Play as a context for relationships and learning in universal group postnatal parenting education in Aotearoa New Zealand
Type of content
The role of parenting in influencing life outcomes for children is significant, with parent- child relationships a key driver of development in the early years. The transition to parenthood in the postnatal period (birth to 1 year) can be a particularly vulnerable time for parents and coincides with a critical phase of growth and development for infants. Supporting and guiding parents with parenting education in this first year can be seen as a preventative intervention that can shape the futures of children and their families. This research focuses on universal level parenting programmes, accessible to all families in Aotearoa New Zealand.
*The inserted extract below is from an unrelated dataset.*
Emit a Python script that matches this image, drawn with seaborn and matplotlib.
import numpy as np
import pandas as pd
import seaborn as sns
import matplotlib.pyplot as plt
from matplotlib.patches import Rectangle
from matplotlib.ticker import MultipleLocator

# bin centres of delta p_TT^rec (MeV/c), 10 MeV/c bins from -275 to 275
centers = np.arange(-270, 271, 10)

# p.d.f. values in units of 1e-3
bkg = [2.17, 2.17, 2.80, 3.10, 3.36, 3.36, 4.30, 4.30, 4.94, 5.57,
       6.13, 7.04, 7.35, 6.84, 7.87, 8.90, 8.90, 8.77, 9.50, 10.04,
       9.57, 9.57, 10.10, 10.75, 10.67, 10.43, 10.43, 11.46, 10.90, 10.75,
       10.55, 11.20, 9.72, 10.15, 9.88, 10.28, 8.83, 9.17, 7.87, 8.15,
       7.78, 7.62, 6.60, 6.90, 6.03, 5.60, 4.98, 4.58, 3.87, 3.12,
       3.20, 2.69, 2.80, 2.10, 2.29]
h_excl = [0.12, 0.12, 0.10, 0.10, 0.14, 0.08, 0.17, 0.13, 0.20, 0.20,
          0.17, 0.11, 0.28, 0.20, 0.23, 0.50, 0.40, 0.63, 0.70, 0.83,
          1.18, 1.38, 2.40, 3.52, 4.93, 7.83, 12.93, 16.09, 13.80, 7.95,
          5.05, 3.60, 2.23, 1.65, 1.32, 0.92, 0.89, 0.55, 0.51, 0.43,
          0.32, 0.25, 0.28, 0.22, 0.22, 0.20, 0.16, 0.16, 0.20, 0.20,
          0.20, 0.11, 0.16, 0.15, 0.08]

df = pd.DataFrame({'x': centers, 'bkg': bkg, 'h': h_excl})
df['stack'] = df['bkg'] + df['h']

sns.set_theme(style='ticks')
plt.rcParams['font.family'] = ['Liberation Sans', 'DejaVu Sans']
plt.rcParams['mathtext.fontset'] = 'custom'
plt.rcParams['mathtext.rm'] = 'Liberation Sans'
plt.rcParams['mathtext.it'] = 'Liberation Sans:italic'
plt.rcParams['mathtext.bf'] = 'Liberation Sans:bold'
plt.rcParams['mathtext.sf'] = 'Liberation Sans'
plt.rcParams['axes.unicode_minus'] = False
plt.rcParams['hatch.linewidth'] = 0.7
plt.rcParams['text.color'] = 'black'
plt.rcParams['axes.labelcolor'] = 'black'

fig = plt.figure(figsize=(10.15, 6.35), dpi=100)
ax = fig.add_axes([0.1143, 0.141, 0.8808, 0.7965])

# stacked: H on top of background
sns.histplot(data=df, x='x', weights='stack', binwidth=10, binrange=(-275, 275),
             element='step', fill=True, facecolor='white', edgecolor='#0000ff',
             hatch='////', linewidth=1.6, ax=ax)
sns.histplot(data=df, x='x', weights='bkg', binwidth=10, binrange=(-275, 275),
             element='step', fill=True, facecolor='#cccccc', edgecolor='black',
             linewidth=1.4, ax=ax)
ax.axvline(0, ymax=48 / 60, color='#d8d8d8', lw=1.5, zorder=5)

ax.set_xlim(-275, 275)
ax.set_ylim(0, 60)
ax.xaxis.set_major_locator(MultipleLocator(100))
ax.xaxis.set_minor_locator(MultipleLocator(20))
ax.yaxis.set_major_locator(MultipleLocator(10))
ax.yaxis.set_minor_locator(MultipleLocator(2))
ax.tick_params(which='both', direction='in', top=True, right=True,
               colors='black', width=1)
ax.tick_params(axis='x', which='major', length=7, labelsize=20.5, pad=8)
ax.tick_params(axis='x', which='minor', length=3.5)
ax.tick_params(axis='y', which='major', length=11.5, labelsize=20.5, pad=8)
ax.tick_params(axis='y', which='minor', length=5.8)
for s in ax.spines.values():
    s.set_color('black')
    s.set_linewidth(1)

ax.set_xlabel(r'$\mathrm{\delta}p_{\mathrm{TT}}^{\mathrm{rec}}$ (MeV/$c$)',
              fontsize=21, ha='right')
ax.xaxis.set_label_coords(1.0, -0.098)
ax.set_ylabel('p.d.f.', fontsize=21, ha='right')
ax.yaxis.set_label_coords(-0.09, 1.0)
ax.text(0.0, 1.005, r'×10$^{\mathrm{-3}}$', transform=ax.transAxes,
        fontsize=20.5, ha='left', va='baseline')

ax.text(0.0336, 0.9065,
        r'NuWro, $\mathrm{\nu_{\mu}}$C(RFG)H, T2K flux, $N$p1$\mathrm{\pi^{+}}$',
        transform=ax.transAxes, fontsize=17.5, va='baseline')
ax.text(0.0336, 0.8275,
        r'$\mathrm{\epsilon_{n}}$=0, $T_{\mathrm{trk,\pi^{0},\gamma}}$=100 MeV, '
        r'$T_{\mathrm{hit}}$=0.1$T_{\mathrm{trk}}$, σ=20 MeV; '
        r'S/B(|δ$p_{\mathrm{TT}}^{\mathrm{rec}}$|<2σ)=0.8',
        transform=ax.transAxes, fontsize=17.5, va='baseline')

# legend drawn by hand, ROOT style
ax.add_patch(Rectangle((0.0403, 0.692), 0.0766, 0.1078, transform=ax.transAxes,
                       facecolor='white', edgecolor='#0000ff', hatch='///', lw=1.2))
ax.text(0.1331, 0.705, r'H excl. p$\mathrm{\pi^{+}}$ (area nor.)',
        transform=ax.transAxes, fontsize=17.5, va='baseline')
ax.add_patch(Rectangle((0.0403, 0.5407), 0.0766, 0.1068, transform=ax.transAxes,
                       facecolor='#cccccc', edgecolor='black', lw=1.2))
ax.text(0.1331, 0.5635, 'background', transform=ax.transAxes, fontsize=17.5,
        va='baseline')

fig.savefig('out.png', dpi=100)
Of interest was how parent-child participation in play was being used within programmes where parents and their children attended together. The use of play to enhance learning and relationships is well-evidenced, with play being central to early education curriculum and practice, and our understanding of early childhood development. This qualitative study sought to examine the conceptualisation, implementation, and effectiveness of parent-child participation in play by collecting and analysing the perspectives of facilitators working in universal group postnatal parenting education in Aotearoa New Zealand. Semi-structured interviews were conducted with seven experienced facilitators representing four different service providers – Whānau Āwhina Plunket (PEPE); Parents Centre Aotearoa (Baby and You/Moving and Munching); The Parenting Place (Space), and Playcentre Aotearoa New Zealand (Babies Can Play). The research findings showed facilitators had a strong shared conceptualisation of play which emphasised independent exploration, natural and familiar resources, and a child-centred approach to play as learning. Facilitator’s beliefs and values were reflected in the strategies and play environments utilised. Participation in play was seen by facilitators as an effective and valuable part of the parent education programmes that required flexibility and responsiveness to the needs of parents and infants. Some challenges were identified by facilitators in terms of curriculum delivery and adult learner engagement. This research provides evidence of play as an existing and common component of universal group postnatal parenting education in Aotearoa New Zealand with potential benefits for parents, young children, and their communities.